Work required:
Please retype the data in full and exactly; the pictures are not part of the copy.

Collected data:
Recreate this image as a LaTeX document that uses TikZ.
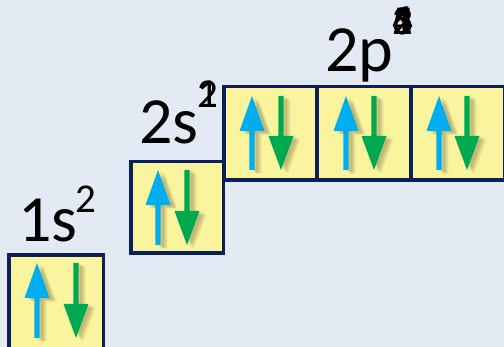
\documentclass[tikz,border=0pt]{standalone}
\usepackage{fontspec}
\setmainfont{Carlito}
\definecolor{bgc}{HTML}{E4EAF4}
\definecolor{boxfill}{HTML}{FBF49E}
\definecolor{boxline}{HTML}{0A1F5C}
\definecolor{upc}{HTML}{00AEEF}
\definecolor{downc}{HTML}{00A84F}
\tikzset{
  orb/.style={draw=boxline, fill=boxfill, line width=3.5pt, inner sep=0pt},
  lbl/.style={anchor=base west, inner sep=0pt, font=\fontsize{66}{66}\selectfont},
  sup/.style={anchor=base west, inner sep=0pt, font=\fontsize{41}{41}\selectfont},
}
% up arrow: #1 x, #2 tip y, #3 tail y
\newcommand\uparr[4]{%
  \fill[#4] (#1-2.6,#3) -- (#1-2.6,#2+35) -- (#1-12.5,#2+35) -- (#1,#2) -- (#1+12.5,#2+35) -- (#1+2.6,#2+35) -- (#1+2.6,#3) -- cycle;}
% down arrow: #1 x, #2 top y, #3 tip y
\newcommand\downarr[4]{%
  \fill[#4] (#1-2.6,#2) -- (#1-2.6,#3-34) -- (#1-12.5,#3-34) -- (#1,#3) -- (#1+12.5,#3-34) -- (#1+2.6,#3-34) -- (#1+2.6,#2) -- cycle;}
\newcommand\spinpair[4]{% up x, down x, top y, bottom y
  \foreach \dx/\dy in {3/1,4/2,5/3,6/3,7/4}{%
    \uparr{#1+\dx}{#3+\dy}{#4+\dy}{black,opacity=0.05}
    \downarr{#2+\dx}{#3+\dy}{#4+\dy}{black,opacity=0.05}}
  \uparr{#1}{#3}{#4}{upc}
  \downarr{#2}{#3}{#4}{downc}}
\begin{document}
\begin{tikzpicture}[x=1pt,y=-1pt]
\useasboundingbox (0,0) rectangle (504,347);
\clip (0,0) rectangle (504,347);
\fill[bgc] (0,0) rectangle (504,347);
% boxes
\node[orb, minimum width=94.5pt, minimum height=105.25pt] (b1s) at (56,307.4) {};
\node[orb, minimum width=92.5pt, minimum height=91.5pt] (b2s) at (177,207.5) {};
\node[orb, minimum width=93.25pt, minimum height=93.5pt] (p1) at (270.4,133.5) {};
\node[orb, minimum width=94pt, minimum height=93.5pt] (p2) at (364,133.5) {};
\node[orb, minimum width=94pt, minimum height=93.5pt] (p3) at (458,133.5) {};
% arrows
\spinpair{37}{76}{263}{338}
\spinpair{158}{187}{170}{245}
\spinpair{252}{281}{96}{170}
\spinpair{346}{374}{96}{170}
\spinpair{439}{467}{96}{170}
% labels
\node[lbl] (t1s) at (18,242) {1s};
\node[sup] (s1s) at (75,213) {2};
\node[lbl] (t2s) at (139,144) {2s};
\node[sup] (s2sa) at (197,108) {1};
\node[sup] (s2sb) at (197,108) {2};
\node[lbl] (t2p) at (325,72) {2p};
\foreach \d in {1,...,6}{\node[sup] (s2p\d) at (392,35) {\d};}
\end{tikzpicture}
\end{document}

Correct result:
Recreate this image as a LaTeX document that uses TikZ.
\documentclass[tikz,border=0pt]{standalone}
\usepackage{fontspec}
\setmainfont{Carlito}
\definecolor{bgc}{HTML}{E4EAF4}
\definecolor{boxfill}{HTML}{FBF49E}
\definecolor{boxline}{HTML}{0A1F5C}
\definecolor{upc}{HTML}{00AEEF}
\definecolor{downc}{HTML}{00A84F}
\tikzset{
  orb/.style={draw=boxline, fill=boxfill, line width=3.5pt, inner sep=0pt},
  lbl/.style={anchor=base west, inner sep=0pt, font=\fontsize{66}{66}\selectfont},
  sup/.style={anchor=base west, inner sep=0pt, font=\fontsize{41}{41}\selectfont},
}
% up arrow: #1 x, #2 tip y, #3 tail y
\newcommand\uparr[4]{%
  \fill[#4] (#1-2.6,#3) -- (#1-2.6,#2+35) -- (#1-12.5,#2+35) -- (#1,#2) -- (#1+12.5,#2+35) -- (#1+2.6,#2+35) -- (#1+2.6,#3) -- cycle;}
% down arrow: #1 x, #2 top y, #3 tip y
\newcommand\downarr[4]{%
  \fill[#4] (#1-2.6,#2) -- (#1-2.6,#3-34) -- (#1-12.5,#3-34) -- (#1,#3) -- (#1+12.5,#3-34) -- (#1+2.6,#3-34) -- (#1+2.6,#2) -- cycle;}
\newcommand\spinpair[4]{% up x, down x, top y, bottom y
  \foreach \dx/\dy in {3/1,4/2,5/3,6/3,7/4}{%
    \uparr{#1+\dx}{#3+\dy}{#4+\dy}{black,opacity=0.05}
    \downarr{#2+\dx}{#3+\dy}{#4+\dy}{black,opacity=0.05}}
  \uparr{#1}{#3}{#4}{upc}
  \downarr{#2}{#3}{#4}{downc}}
\begin{document}
\begin{tikzpicture}[x=1pt,y=-1pt]
\useasboundingbox (0,0) rectangle (504,347);
\clip (0,0) rectangle (504,347);
\fill[bgc] (0,0) rectangle (504,347);
% boxes
\node[orb, minimum width=94.5pt, minimum height=105.25pt] (b1s) at (56,307.4) {};
\node[orb, minimum width=92.5pt, minimum height=91.5pt] (b2s) at (177,207.5) {};
\node[orb, minimum width=93.25pt, minimum height=93.5pt] (p1) at (270.4,133.5) {};
\node[orb, minimum width=94pt, minimum height=93.5pt] (p2) at (364,133.5) {};
\node[orb, minimum width=94pt, minimum height=93.5pt] (p3) at (458,133.5) {};
% arrows
\spinpair{37}{76}{263}{338}
\spinpair{158}{187}{170}{245}
\spinpair{252}{281}{96}{170}
\spinpair{346}{374}{96}{170}
\spinpair{439}{467}{96}{170}
% labels
\node[lbl] (t1s) at (18,242) {1s};
\node[sup] (s1s) at (75,213) {2};
\node[lbl] (t2s) at (139,144) {2s};
\node[sup] (s2sa) at (197,108) {1};
\node[sup] (s2sb) at (197,108) {2};
\node[lbl] (t2p) at (325,72) {2p};
\foreach \d in {1,...,6}{\node[sup] (s2p\d) at (392,35) {\d};}
\end{tikzpicture}
\end{document}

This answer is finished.